Friends of Owen Bensen know to "turn at the rocket ship" to find him. "They say, 'Well, what's the address?'" Bensen said. "'It doesn't matter - turn at the rocket ship.'" The 20-foot-tall silver and red rocket ship acts as a landmark to Bensen's...

Rocket ship
Owen Bensen and his dog Blackie stand in front of the rocket ship on his property. All of his friends know to "turn at the rocket ship" to find him. (Photo by Courtney Sinner/DL Tribune)

Friends of Owen Bensen know to "turn at the rocket ship" to find him.

"They say, 'Well, what's the address?'" Bensen said. "'It doesn't matter - turn at the rocket ship.'"

The 20-foot-tall silver and red rocket ship acts as a landmark to Bensen's property, but it's not the only oddball "yard art" that sits on the property.

Keeping it company are an old boat in a tree, a pond made out of a satellite dish, and a "Scud Buster," a little driveable machine that used to run on a Datsun motor and hydraulics to spin around and squirt water.

Most of the organized chaos is left over from Bensen's stepfather, Orville Brenden, and Bensen said he keeps it around as a sort of shrine to him, and the nostalgia of days gone by.


Brenden, who passed away in 2003, was a decorated WWII veteran who fought with General George S. Patton in seven of the toughest battles the war saw, including the Battle of the Bulge and D-Day.

His job under Patton, Bensen said, was as a tank mechanic.

"It was his job to fix stuff right away and get it back up to the boys up front," he said, noting that his stepfather didn't talk about the war much, other than the "good times."

After coming back to the States, Brenden worked as a mechanic in the Detroit Lakes area for about 35 years and married Bensen's mother, Ethel, in 1964, Bensen said.

"He was a mechanic, a well-driller, a Sanford-and-Son kind of guy," he said.

After retiring, Bensen said his stepfather drilled most of the wells still used by other property owners on Big Cormorant Lake.

Bensen described him as a "mechanical genius with a penchant for junk."

"He could take anything and make it run," he said.


The love of "tinkering" is something Brenden passed on to his stepson - Bensen, now 62 and never married, spends his days fiddling with classic cars, planning a replica of a Civil War cannon with old wooden wagon wheels and 24 bowling balls, and repainting the rocket ship in an American flag pattern (Brenden, he said, "was kind of red-white-and-blue crazy.")

And spending time near the lake is likely a nice respite from the traveling that Bensen did in his younger days as a "crazy bachelor," after spending nine months in Germany "doing nothing" during the Vietnam War.
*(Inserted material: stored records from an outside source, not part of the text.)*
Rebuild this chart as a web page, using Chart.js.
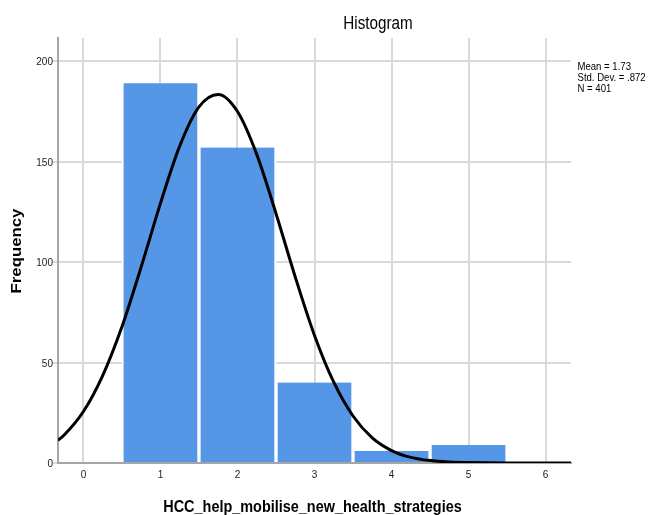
<!DOCTYPE html>
<html>
<head>
<meta charset="utf-8">
<script src="https://cdn.jsdelivr.net/npm/chart.js@4/dist/chart.umd.min.js"></script>
<style>
  html, body { margin: 0; padding: 0; background: #ffffff; }
  #wrap { width: 648px; height: 515px; position: relative; }
</style>
</head>
<body>
<div id="wrap"><canvas id="chart" width="648" height="515"></canvas></div>
<script>
// Response values (bin centres) and their counts
const binCenters = [1, 2, 3, 4, 5];
const binCounts = [189, 157, 40, 6, 9];

// Fitted normal curve, sampled along the x axis
const curveX = [-0.33, -0.25, 0, 0.25, 0.5, 0.75, 1, 1.25, 1.5, 1.75, 2, 2.25, 2.5, 2.75,
                3, 3.25, 3.5, 3.75, 4, 4.25, 4.5, 4.75, 5, 5.5, 6, 6.33];
const curveY = [11.3, 13.9, 25.6, 43.5, 67.8, 97.6, 129.2, 157.7, 177.2, 183.4, 174.9, 153.6, 124.2, 92.6,
                63.5, 40.2, 23.4, 12.5, 6.2, 2.8, 1.2, 0.5, 0.2, 0.0, 0.0, 0.0];

// Axis ticks
const xTicks = [0, 1, 2, 3, 4, 5, 6];
const yTicks = [0, 50, 100, 150, 200];

// Summary statistics
const statLines = ['Mean = 1.73', 'Std. Dev. = .872', 'N = 401'];

const chartTitle = 'Histogram';
const xTitle = 'HCC_help_mobilise_new_health_strategies';
const yTitle = 'Frequency';

const FONT = 'Arial, "Liberation Sans", sans-serif';
const HSCALE = 0.87; // text is set slightly narrow

const barPoints = binCenters.map((x, i) => ({ x: x, y: binCounts[i] }));
const curvePoints = curveX.map((x, i) => ({ x: x, y: curveY[i] }));

// Draws narrow text with its anchor at (x, y)
function narrowText(ctx, text, x, y, align) {
  ctx.save();
  ctx.translate(x, y);
  ctx.scale(HSCALE, 1);
  ctx.textAlign = align;
  ctx.fillText(text, 0, 0);
  ctx.restore();
}

const textPlugin = {
  id: 'textPlugin',
  afterDraw(chart) {
    const ctx = chart.ctx;
    const xs = chart.scales.x;
    const ys = chart.scales.y;
    ctx.save();
    ctx.textBaseline = 'middle';

    // tick labels
    ctx.fillStyle = '#222222';
    ctx.font = '11.5px ' + FONT;
    xTicks.forEach(v => narrowText(ctx, String(v), xs.getPixelForValue(v), 475, 'center'));
    yTicks.forEach(v => narrowText(ctx, String(v), 53, ys.getPixelForValue(v) + 1, 'right'));

    ctx.fillStyle = '#000000';
    ctx.font = '17.5px ' + FONT;
    narrowText(ctx, chartTitle, 378, 24, 'center');

    ctx.font = 'bold 16.6px ' + FONT;
    narrowText(ctx, xTitle, 312.5, 507, 'center');

    ctx.save();
    ctx.translate(17, 251);
    ctx.scale(HSCALE, 1);
    ctx.rotate(-Math.PI / 2);
    ctx.font = 'bold 16.8px ' + FONT;
    ctx.textAlign = 'center';
    ctx.fillText(yTitle, 0, 0);
    ctx.restore();

    ctx.font = '11px ' + FONT;
    statLines.forEach((s, i) => narrowText(ctx, s, 577.5, 67 + i * 11, 'left'));
    ctx.restore();
  }
};

new Chart(document.getElementById('chart'), {
  type: 'bar',
  data: {
    datasets: [
      {
        type: 'line',
        data: curvePoints,
        borderColor: '#000000',
        borderWidth: 3,
        pointRadius: 0,
        cubicInterpolationMode: 'monotone',
        fill: false,
        order: 0
      },
      {
        type: 'bar',
        data: barPoints,
        backgroundColor: '#5596e6',
        borderColor: '#ffffff',
        borderWidth: { left: 2, right: 2, top: 0, bottom: 0 },
        borderSkipped: false,
        barPercentage: 1,
        categoryPercentage: 1,
        order: 1
      }
    ]
  },
  options: {
    responsive: false,
    animation: false,
    layout: { padding: { top: 38, right: 77, left: 0, bottom: 0 } },
    plugins: { legend: { display: false }, tooltip: { enabled: false }, title: { display: false } },
    scales: {
      x: {
        type: 'linear',
        min: -0.33,
        max: 6.33,
        offset: false,
        afterBuildTicks(scale) { scale.ticks = xTicks.map(v => ({ value: v })); },
        afterFit(scale) { scale.height = 52; },
        ticks: { display: false },
        grid: { color: '#d9d9d9', lineWidth: 2, drawTicks: false, offset: false },
        border: { color: '#a6a6a6', width: 2 }
      },
      y: {
        type: 'linear',
        min: 0,
        max: 211.5,
        afterBuildTicks(scale) { scale.ticks = yTicks.map(v => ({ value: v })); },
        afterFit(scale) { scale.width = 58; },
        ticks: { display: false },
        grid: { color: '#d9d9d9', lineWidth: 2, drawTicks: true, tickLength: 5 },
        border: { color: '#a6a6a6', width: 2 }
      }
    }
  },
  plugins: [textPlugin]
});
</script>
</body>
</html>
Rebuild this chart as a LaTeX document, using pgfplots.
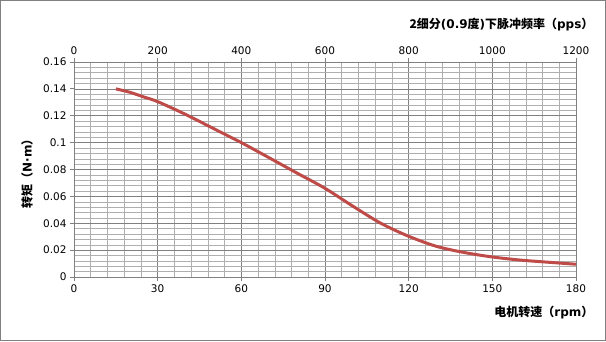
\documentclass[border=0pt]{standalone}
\usepackage{pgfplots}
\pgfplotsset{compat=1.18}
\usepackage{fontspec}
\setmainfont{DejaVu Sans}
\newfontfamily\cjk{Noto Sans CJK SC}
\definecolor{curve}{RGB}{190,75,72}
\definecolor{minorg}{RGB}{175,175,175}
\definecolor{majorg}{RGB}{128,128,128}
\begin{document}
\begin{tikzpicture}[x=1pt,y=1pt]
\draw[color=majorg, line width=1pt] (0.5,0.5) rectangle (605.5,340.5);
\begin{axis}[
  scale only axis, width=502pt, height=215pt,
  at={(74pt,64pt)}, anchor=south west,
  xmin=0, xmax=180, ymin=0, ymax=0.16,
  xtick={0,30,...,180}, ytick={0,0.02,...,0.16},
  minor x tick num=4, minor y tick num=4,
  grid=both,
  major grid style={color=majorg, line width=0.6pt},
  minor grid style={color=minorg, line width=0.5pt},
  axis x line*=bottom, axis y line*=left,
  axis line style={color=majorg, line width=0.8pt, -},
  tick style={color=majorg, line width=0.8pt},
  tick align=outside, major tick length=4pt, minor tick length=0pt,
  font=\fontsize{10.5}{12}\selectfont,
  /pgf/number format/assume math mode=true,
  yticklabel style={/pgf/number format/fixed, /pgf/number format/precision=2},
  scaled y ticks=false,
]
\addplot[color=curve, line width=3pt, smooth] coordinates {
(15,0.140) (20,0.1375) (25,0.134) (30,0.1305) (40,0.121) (50,0.1105)
(60,0.100) (70,0.0887) (80,0.0773) (90,0.066) (100,0.0527) (110,0.040)
(120,0.0303) (130,0.0228) (140,0.0182) (150,0.0149) (160,0.0126)
(170,0.011) (180,0.0095)};
\end{axis}
\begin{axis}[
  scale only axis, width=502pt, height=215pt,
  at={(74pt,64pt)}, anchor=south west,
  xmin=0, xmax=1200, ymin=0, ymax=0.16,
  xtick={0,200,...,1200},
  axis x line*=top, axis y line=none,
  axis line style={color=majorg, line width=0.8pt, -},
  tick style={color=majorg, line width=0.8pt},
  tick align=outside, major tick length=4pt,
  font=\fontsize{10.5}{12}\selectfont,
  /pgf/number format/assume math mode=true,
  /pgf/number format/1000 sep={},
]
\end{axis}
\node[anchor=east, font=\bfseries\fontsize{12}{14}\selectfont] at (597,316) {{\cjk 2细分}(0.9{\cjk 度})\cjk 下脉冲频率（\normalfont\bfseries pps\cjk ）};
\node[anchor=east, font=\bfseries\fontsize{12}{14}\selectfont] at (597,28) {{\cjk 电机转速（}rpm{\cjk ）}};
\node[rotate=90, font=\bfseries\fontsize{12}{14}\selectfont] at (27,170) {{\cjk 转矩（}N·m{\cjk ）}};
\end{tikzpicture}
\end{document}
He'd been drafted in 1966, but after totaling a government vehicle, he was court-martialed and held in jail while the rest of his battalion was shipped out to Vietnam.

Two weeks later, he was found not guilty of neglecting the truck he crashed, and was sent to Germany, where he looked after a truck with no motor - and no replacement for it was ever sent since equipment was being sent to Vietnam.

He's disabled now after years working in construction in Arizona, Denver and all parts of the Alaskan bush, where he built village schools with his brother. But between those trips, he always returned to the area where his family had spent summer vacations on Cormorant.

After Bensen's mother, uncle and younger brother died in 2004, within a year of his stepfather's death, Bensen said he and his sister didn't think the property would remain in the family - but he decided to purchase it.

"It's been five years of re-roofing, repainting ... everything was kind of falling apart," he said. "I drug many tons of stuff out ... he did a lot of welding, fabricating, old docks, combines, boat lifts, it was quite the pile."

The landmark rocketship, which Bensen said was made out of a gas tank used in a 1950's jet fighter, has been in the same spot since about 1962, and will "be here as long as I live."


It used to have florescent lights on it, Bensen said, and was used as a yard light - the cords were connected to a big old-fashioned red electrical switch labeled "blast off."

And now, even though time and weather have worn many of his stepfather's "projects," Bensen tries to hold on to the simpler times, like when they'd have weddings and anniversary parties on a double-decker 48-foot-long paddleboat that Brenden had built.

People still come around and enjoy the lake, Bensen said, including his siblings in the Fargo area, and he'll often enjoy a bonfire and a few beers with buddies on the weekends.

"The people that have seen what was here before, and the people along the lake, there's no doubt this is Orville Brenden's old place," Bensen said.

"These developers now, I call them speculators, they want everything nice, vinyl, beautiful yards, and it takes such a flavor of the lakes away," he said.

"You used to be able to go along and see somebody throwing something together whether it worked or not - docks, boatlifts, everything was kind of hand-done ... That was the way everything went down here before it's been modernized.

"Just a little bit of the old days, I want to keep it as long as I can."